In the western understanding of the hip-hop culture, hip-hop had roots in the streets. On the streets of New York, young ones engage themselves in rivalry, sometimes transcending the artistic. Hip-hop is the tool of expression of emotions. Anger, passion, joy even warning had been conveyed through the changing tides of hip-hop over time.

Hip-hop in Nigeria has grown under the influence of American hip-hop gurus. In the late 80’s, Emphasis’ “Which One You Dey” is one of the very first lyrical attempts at domesticating hip-hop. The track is subsumed in Afro-beat and it enjoyed loads of airplays in spite of the poor sales recorded. Many Nigerians encountered rap music in Pidgin English for the first time. But others will argue that Felix and Mozzy or Junior and Pretty did that. Well, everyone has a way of rewriting history through the word of mouth.

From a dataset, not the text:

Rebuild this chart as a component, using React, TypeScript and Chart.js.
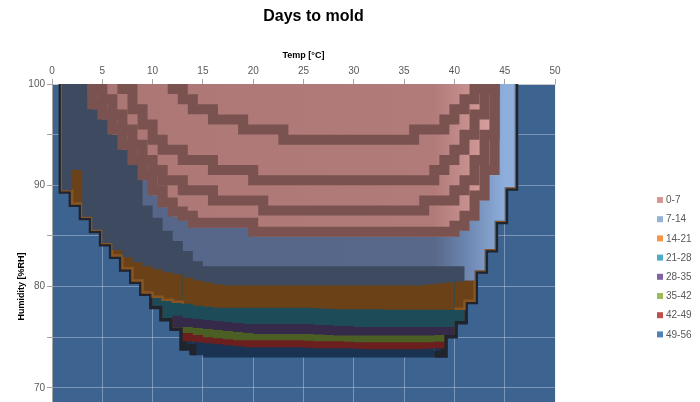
import { useEffect, useRef } from "react";
import { Chart, registerables } from "chart.js";

Chart.register(...registerables);

// A band that does not reach a temperature is given a limit above the 100 %RH edge.
const OFF = 101;

const TITLE = "Days to mold";
const X_TITLE = "Temp [°C]";
const Y_TITLE = "Humidity [%RH]";

const TEMPS = [
  0, 1, 2, 3, 4, 5, 6, 7, 8, 9, 10, 11, 12, 13, 14, 15, 16, 17, 18, 19, 20, 21, 22, 23, 24, 25,
  26, 27, 28, 29, 30, 31, 32, 33, 34, 35, 36, 37, 38, 39, 40, 41, 42, 43, 44, 45, 46, 47, 48, 49, 50,
];

const BAND_LABELS = ["0-7", "7-14", "14-21", "21-28", "28-35", "35-42", "42-49", "49-56"];
const LEGEND_COLORS = ["#d99694", "#95b3d7", "#f79646", "#4bacc6", "#8064a2", "#9bbb59", "#c0504d", "#4f81bd"];

// Lowest humidity (%RH) of each zone at each temperature (one value per degree, from 0 °C).
const RH_0_7 = [
  OFF, OFF, OFF, OFF, 97.5, 96.5, 95.0, 93.5, 92.0, 90.5,
  89.0, 87.8, 86.9, 86.5, 85.8, 85.8, 85.8, 85.8, 85.8, 85.8,
  84.9, 84.9, 84.9, 84.9, 84.9, 84.9, 84.9, 84.9, 84.9, 84.9,
  84.9, 84.9, 84.9, 84.9, 84.9, 84.9, 84.9, 84.9, 84.9, 84.9,
  85.5, 86.5, 88.5, 91.0, OFF, OFF, OFF, OFF, OFF, OFF, OFF,
];
const RH_7_14_LIGHT = [
  OFF, OFF, OFF, OFF, OFF, OFF, OFF, OFF, OFF, 88.0,
  86.8, 85.5, 84.5, 83.5, 82.5, 82.0, 82.0, 82.0, 82.0, 82.0,
  82.0, 82.0, 82.0, 82.0, 82.0, 82.0, 82.0, 82.0, 82.0, 82.0,
  82.0, 82.0, 82.0, 82.0, 82.0, 82.0, 82.0, 82.0, 82.0, 82.0,
  82.0, 80.6, 81.6, 83.7, 86.5, 89.8, OFF, OFF, OFF, OFF, OFF,
];
const RH_7_14 = [
  OFF, 89.5, 91.5, 86.9, 85.6, 84.3, 83.6, 82.9, 82.4, 82.0,
  81.7, 81.4, 81.2, 80.9, 80.6, 80.4, 80.2, 80.1, 80.1, 80.1,
  80.1, 80.1, 80.1, 80.1, 80.1, 80.1, 80.1, 80.1, 80.1, 80.1,
  80.1, 80.1, 80.1, 80.1, 80.1, 80.1, 80.1, 80.2, 80.3, 80.4,
  80.5, 80.6, 81.6, 83.7, 86.5, 89.8, OFF, OFF, OFF, OFF, OFF,
];
const RH_14_21 = [
  OFF, 89.5, 88.2, 86.9, 85.6, 84.3, 83.05, 81.8, 80.6, 79.4,
  79.0, 78.7, 78.5, 78.3, 78.1, 78.0, 77.9, 77.9, 77.9, 77.9,
  77.9, 77.9, 77.9, 77.9, 77.9, 77.9, 77.85, 77.8, 77.75, 77.75,
  77.75, 77.75, 77.75, 77.7, 77.7, 77.7, 77.7, 77.7, 77.7, 77.7,
  77.8, 78.6, 81.6, 83.7, 86.5, 89.8, OFF, OFF, OFF, OFF, OFF,
];
const RH_21_28 = [
  OFF, 89.5, 88.2, 86.9, 85.6, 84.3, 83.05, 81.8, 80.6, 79.4,
  78.1, 76.9, 77.1, 76.9, 76.8, 76.7, 76.6, 76.5, 76.4, 76.3,
  76.3, 76.3, 76.3, 76.3, 76.3, 76.3, 76.2, 76.2, 76.1, 76.1,
  76.0, 76.0, 76.0, 76.0, 76.0, 76.0, 76.0, 76.0, 76.0, 76.0,
  76.6, 78.6, 81.6, 83.7, 86.5, 89.8, OFF, OFF, OFF, OFF, OFF,
];
const RH_28_35 = [
  OFF, 89.5, 88.2, 86.9, 85.6, 84.3, 83.05, 81.8, 80.6, 79.4,
  78.1, 76.9, 75.95, 76.0, 75.9, 75.8, 75.7, 75.6, 75.5, 75.4,
  75.3, 75.3, 75.3, 75.3, 75.3, 75.3, 75.25, 75.2, 75.15, 75.15,
  75.15, 75.15, 75.15, 75.15, 75.15, 75.15, 75.15, 75.15, 75.2, 75.2,
  76.6, 78.6, 81.6, 83.7, 86.5, 89.8, OFF, OFF, OFF, OFF, OFF,
];
const RH_35_42 = [
  OFF, 89.5, 88.2, 86.9, 85.6, 84.3, 83.05, 81.8, 80.6, 79.4,
  78.1, 76.9, 75.95, 75.4, 75.2, 75.0, 74.9, 74.8, 74.7, 74.7,
  74.7, 74.7, 74.7, 74.7, 74.7, 74.65, 74.6, 74.6, 74.6, 74.55,
  74.5, 74.5, 74.5, 74.5, 74.5, 74.5, 74.5, 74.5, 74.55, 75.2,
  76.6, 78.6, 81.6, 83.7, 86.5, 89.8, OFF, OFF, OFF, OFF, OFF,
];
const RH_42_49 = [
  OFF, 89.5, 88.2, 86.9, 85.6, 84.3, 83.05, 81.8, 80.6, 79.4,
  78.1, 76.9, 75.95, 74.6, 74.5, 74.4, 74.3, 74.2, 74.1, 74.0,
  74.0, 74.0, 74.0, 74.0, 74.0, 73.95, 73.9, 73.9, 73.9, 73.9,
  73.85, 73.8, 73.8, 73.8, 73.8, 73.8, 73.8, 73.85, 73.9, 75.2,
  76.6, 78.6, 81.6, 83.7, 86.5, 89.8, OFF, OFF, OFF, OFF, OFF,
];
const RH_49_56 = [
  OFF, 89.5, 88.2, 86.9, 85.6, 84.3, 83.05, 81.8, 80.6, 79.4,
  78.1, 76.9, 75.95, 74.0, 73.2, 73.0, 73.0, 73.0, 73.0, 73.0,
  73.0, 73.0, 73.0, 73.0, 73.0, 73.0, 73.0, 73.0, 73.0, 73.0,
  73.0, 73.0, 73.0, 73.0, 73.0, 73.0, 73.0, 73.0, 73.3, 75.2,
  76.6, 78.6, 81.6, 83.7, 86.5, 89.8, OFF, OFF, OFF, OFF, OFF,
];

// Shaded steps of the surface inside the 0-7 zone (centre of each 1 %RH row).
const STEP_1 = [
  OFF, OFF, OFF, OFF, OFF, OFF, OFF, OFF, OFF, OFF,
  OFF, OFF, 99.5, 98.5, 97.5, 97.5, 96.5, 96.5, 96.5, 95.5,
  95.5, 95.5, 95.5, 94.5, 94.5, 94.5, 94.5, 94.5, 94.5, 94.5,
  94.5, 94.5, 94.5, 94.5, 94.5, 94.5, 95.5, 95.5, 95.5, 96.5,
  97.5, 98.5, 99.5, OFF, OFF, OFF, OFF, OFF, OFF, OFF, OFF,
];
const STEP_2 = [
  OFF, OFF, OFF, OFF, OFF, OFF, OFF, 99.5, 97.5, 96.0,
  94.5, 93.5, 93.5, 92.5, 92.5, 92.5, 91.5, 91.5, 91.5, 91.5,
  90.5, 90.5, 90.5, 90.5, 90.5, 90.5, 90.5, 90.5, 90.5, 90.5,
  90.5, 90.5, 90.5, 90.5, 90.5, 90.5, 90.5, 90.5, 91.5, 92.5,
  93.5, 95.0, 97.0, 99.5, OFF, OFF, OFF, OFF, OFF, OFF, OFF,
];
const STEP_3 = [
  OFF, OFF, OFF, OFF, 99.5, 98.5, 97.0, 95.5, 94.0, 92.5,
  91.5, 90.5, 90.5, 89.5, 89.5, 89.5, 88.5, 88.5, 88.5, 88.5,
  88.5, 87.5, 87.5, 87.5, 87.5, 87.5, 87.5, 87.5, 87.5, 87.5,
  87.5, 87.5, 87.5, 87.5, 87.5, 87.5, 87.5, 88.5, 88.5, 88.5,
  89.5, 90.5, 92.5, 95.0, OFF, OFF, OFF, OFF, OFF, OFF, OFF,
];
const STEP_4 = [
  OFF, OFF, OFF, OFF, 98.0, 97.0, 95.5, 94.0, 92.5, 91.0,
  89.5, 88.3, 87.4, 87.0, 86.3, 86.3, 86.3, 86.3, 86.3, 86.3,
  85.4, 85.4, 85.4, 85.4, 85.4, 85.4, 85.4, 85.4, 85.4, 85.4,
  85.4, 85.4, 85.4, 85.4, 85.4, 85.4, 85.4, 85.4, 85.4, 85.4,
  86.0, 87.0, 89.0, 91.5, OFF, OFF, OFF, OFF, OFF, OFF, OFF,
];

const FONT = '"Liberation Sans", Arial, sans-serif';
const PLOT_BG = "#3d6390";
const STEP_COLOR = "#7a5351";
const EDGE_DARK = "#20252d";
const EDGE_BROWN = "#8a5420";
const CLEAR = "rgba(0,0,0,0)";
const PINK_STOPS: [number, string][] = [[0, "#a87472"], [12, "#ad7876"], [38, "#b07b79"], [44, "#d9a19f"]];
const LIGHT_STOPS: [number, string][] = [[0, "#56668a"], [38, "#58688a"], [41, "#6b84ad"], [45, "#8eaedb"]];
const FILLS = ["#3d4a5f", "#6b4218", "#1d4b57", "#352a4a", "#4b5e23", "#6b1f1f", "#1b3352"];

function hGradient(chart: any, stops: [number, string][]) {
  const { ctx, chartArea, scales } = chart;
  if (!chartArea || !scales.x) return stops[stops.length - 1][1];
  const x0 = chartArea.left;
  const x1 = chartArea.right;
  const g = ctx.createLinearGradient(x0, 0, x1, 0);
  for (const [t, c] of stops) {
    const p = (scales.x.getPixelForValue(t) - x0) / (x1 - x0);
    g.addColorStop(Math.min(1, Math.max(0, p)), c);
  }
  return g;
}

const plotBg = {
  id: "plotBg",
  beforeDraw(chart: any) {
    const { ctx, chartArea } = chart;
    ctx.save();
    ctx.fillStyle = PLOT_BG;
    ctx.fillRect(chartArea.left, chartArea.top, chartArea.width, chartArea.height);
    ctx.restore();
  },
};

const titleAndLegend = {
  id: "titleAndLegend",
  afterDraw(chart: any) {
    const { ctx, chartArea } = chart;
    ctx.save();
    ctx.font = `bold 16px ${FONT}`;
    ctx.fillStyle = "#000000";
    ctx.textAlign = "center";
    ctx.textBaseline = "middle";
    ctx.fillText(TITLE, (chartArea.left + chartArea.right) / 2 + 10, 17);
    ctx.font = `10px ${FONT}`;
    ctx.textAlign = "left";
    const lx = chartArea.right + 102;
    BAND_LABELS.forEach((lab, i) => {
      const y = 200 + i * 19.2;
      ctx.fillStyle = LEGEND_COLORS[i];
      ctx.fillRect(lx, y - 3, 6, 6);
      ctx.fillStyle = "#595959";
      ctx.fillText(lab, lx + 9, y + 0.5);
    });
    ctx.restore();
  },
};

export default function App() {
  const ref = useRef<HTMLCanvasElement>(null);

  useEffect(() => {
    const canvas = ref.current;
    if (!canvas) return;
    const pts = (arr: number[]) => TEMPS.map((t, i) => ({ x: t, y: arr[i] }));
    const base = {
      pointRadius: 0,
      pointHoverRadius: 0,
      stepped: true,
      clip: 0,
      borderColor: CLEAR,
      borderWidth: 0,
      tension: 0,
    };
    const band = (label: string, arr: number[], bg: any, extra: any = {}) => ({
      ...base,
      label,
      data: pts(arr),
      fill: "end",
      backgroundColor: bg,
      ...extra,
    });
    const step = (arr: number[]) => ({
      ...base,
      label: "",
      data: pts(arr),
      fill: false,
      borderColor: STEP_COLOR,
      borderWidth: 10,
      borderCapStyle: "butt",
      borderJoinStyle: "miter",
    });

    const datasets: any[] = [
      step(STEP_1),
      step(STEP_2),
      step(STEP_3),
      step(STEP_4),
      band(BAND_LABELS[0], RH_0_7, (c: any) => hGradient(c.chart, PINK_STOPS)),
      band(BAND_LABELS[1] + " light", RH_7_14_LIGHT, (c: any) => hGradient(c.chart, LIGHT_STOPS)),
      band(BAND_LABELS[1], RH_7_14, FILLS[0]),
      band(BAND_LABELS[2], RH_14_21, FILLS[1], {
        borderWidth: 2.5,
        segment: {
          borderColor: (c: any) => (c.p0.parsed.x < 13 || c.p0.parsed.x >= 40 ? EDGE_BROWN : CLEAR),
        },
      }),
      band(BAND_LABELS[3], RH_21_28, FILLS[2]),
      band(BAND_LABELS[4], RH_28_35, FILLS[3]),
      band(BAND_LABELS[5], RH_35_42, FILLS[4]),
      band(BAND_LABELS[6], RH_42_49, FILLS[5]),
      band(BAND_LABELS[7], RH_49_56, FILLS[6], {
        borderWidth: 7,
        segment: {
          borderColor: (c: any) => (c.p0.parsed.x >= 14 && c.p0.parsed.x < 38 ? CLEAR : EDGE_DARK),
        },
      }),
    ];

    const chart = new Chart(canvas, {
      type: "line",
      data: { datasets },
      plugins: [plotBg, titleAndLegend],
      options: {
        animation: false,
        responsive: false,
        maintainAspectRatio: false,
        devicePixelRatio: 1,
        events: [],
        layout: { padding: { top: 40, right: 145, left: 0, bottom: 0 } },
        plugins: {
          legend: { display: false },
          title: { display: false },
          tooltip: { enabled: false },
        },
        scales: {
          x: {
            type: "linear",
            position: "top",
            min: 0,
            max: 50,
            afterFit: (s: any) => {
              s.height = 44;
            },
            ticks: { stepSize: 5, font: { family: FONT, size: 10 }, color: "#595959", padding: 2, maxRotation: 0 },
            grid: { color: "rgba(210,220,235,0.42)", tickLength: 5, tickColor: "#a6a6a6" },
            border: { color: "#c8c8c8" },
            title: {
              display: true,
              text: X_TITLE,
              font: { family: FONT, size: 9, weight: "bold" },
              color: "#000000",
              padding: { top: 10, bottom: 0 },
            },
          },
          y: {
            type: "linear",
            min: 60,
            max: 100,
            afterFit: (s: any) => {
              s.width = 52;
            },
            ticks: {
              stepSize: 5,
              font: { family: FONT, size: 10 },
              color: "#595959",
              padding: 2,
              callback: (v: any) => (Number(v) % 10 === 0 ? String(v) : ""),
            },
            grid: { color: "rgba(210,220,235,0.42)", tickLength: 5, tickColor: "#a6a6a6" },
            border: { color: "#a6a6a6" },
            title: {
              display: true,
              text: Y_TITLE,
              font: { family: FONT, size: 9, weight: "bold" },
              color: "#000000",
              padding: { top: 16, bottom: 0 },
            },
          },
        },
      } as any,
    });

    return () => chart.destroy();
  }, []);

  return (
    <div style={{ position: "absolute", left: 0, top: 0, width: 700, height: 402, overflow: "hidden", background: "#ffffff" }}>
      <canvas ref={ref} width={700} height={497} style={{ display: "block" }} />
    </div>
  );
}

Some rewrite history through documentaries. Documentaries are used in preserving articles of history. Proper research is involved in articulating findings. Anyone who does a documentary on hip-hop culture around the world would do Nigerians a disservice if the contributions of our hip-hop artistes are not included. Looking at the Nigerian hip-hop landscape, we have observed hip-hop’s evolution from mere intellectual exercise to the language of the street. At the recent Lagos screening of Mohammad’s documentary on Hip Hop, an observation was made by a commentator that in all hip-hop dominated culture, graffiti, drugs and guns are accompanying phenomena. Well, in Nigeria, people will readily say that the equivalents of those are “Alomo bottles, shepe sachets, broken bottles and incense from cigarettes and Indian hemp”. That kind of observation has the risk of coating hip-hop in a dirty colour. It is regrettable that people quickly associate hip-hop with all manners of social vices.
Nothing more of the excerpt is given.